Once the dataset is prepared, we forget about the values of the parameters and the analytical solution and we pose the problem of how to train a neural network to determine an appropriate set of values for the eight parameters in order to best approximate the non-linear mapping between input and output of the dataset.

Solution implementation

The parametric system of differential equations is already written in explicit form, and in Python with TensorFlowDiffEq it is implemented like this:

def parametric_ode_system(t, u, args):
    a1, b1, c1, d1, a2, b2, c2, d2 = \
        args[0], args[1], args[2], args[3], \
        args[4], args[5], args[6], args[7]
    x, y = u[0], u[1]
    dx_dt = a1*x + b1*y + c1*tf.math.exp(-d1*t)
    dy_dt = a2*x + b2*y + c2*tf.math.exp(-d2*t)
    return tf.stack([dx_dt, dy_dt])

The settings are:

Input: $t \in [0, 1.5]$ discretization step $0.01$
Boundary conditions: $x(0)=0; y(0)=0$
Initial values of any parameters; for convenience we set them all equal to $1$.

Turned into code:

t_begin=0.
t_end=1.5
t_nsamples=150
t_space = np.linspace(t_begin, t_end, t_nsamples)
t_space_tensor = tf.constant(t_space)
x_init = tf.constant([0.], dtype=t_space_tensor.dtype)
y_init = tf.constant([0.], dtype=t_space_tensor.dtype)
u_init = tf.convert_to_tensor([x_init, y_init], dtype=t_space_tensor.dtype)
args = [tf.Variable(initial_value=1., name='p' + str(i+1), trainable=True,
          dtype=t_space_tensor.dtype) for i in range(0, 8)]

The neural network consists of a single ODE solver type layer:

def net():
  return odeint(lambda ts, u0: parametric_ode_system(ts, u0, args),
                  u_init, t_space_tensor)

The training settings are:

Optimizator: Adam
Learning rate: $0.05$
Number of epochs: $200$
loss function: sum of squares of differences

Turned into code:

learning_rate = 0.05
epochs = 200
optimizer = tfko.Adam(learning_rate=learning_rate)

def loss_func(num_sol):
  return tf.reduce_sum(tf.square(dataset_outs[0] - num_sol[:, 0])) + \
         tf.reduce_sum(tf.square(dataset_outs[1] - num_sol[:, 1]))  
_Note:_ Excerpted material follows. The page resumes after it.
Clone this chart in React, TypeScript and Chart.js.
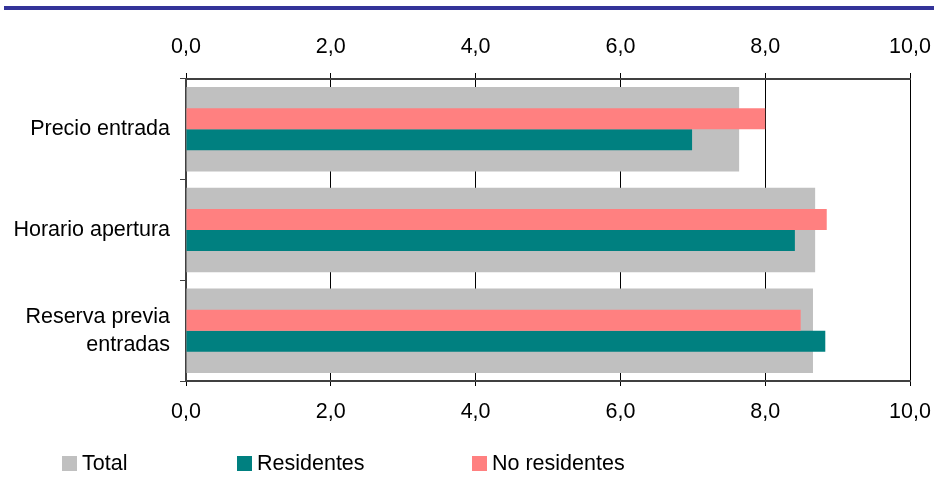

for epoch in range(epochs):
  with tf.GradientTape() as tape:
    num_sol = net()
    loss_value = loss_func(num_sol)
  print("Epoch:", epoch, " loss:", loss_value.numpy())
  grads = tape.gradient(loss_value, args)
  optimizer.apply_gradients(zip(grads, args))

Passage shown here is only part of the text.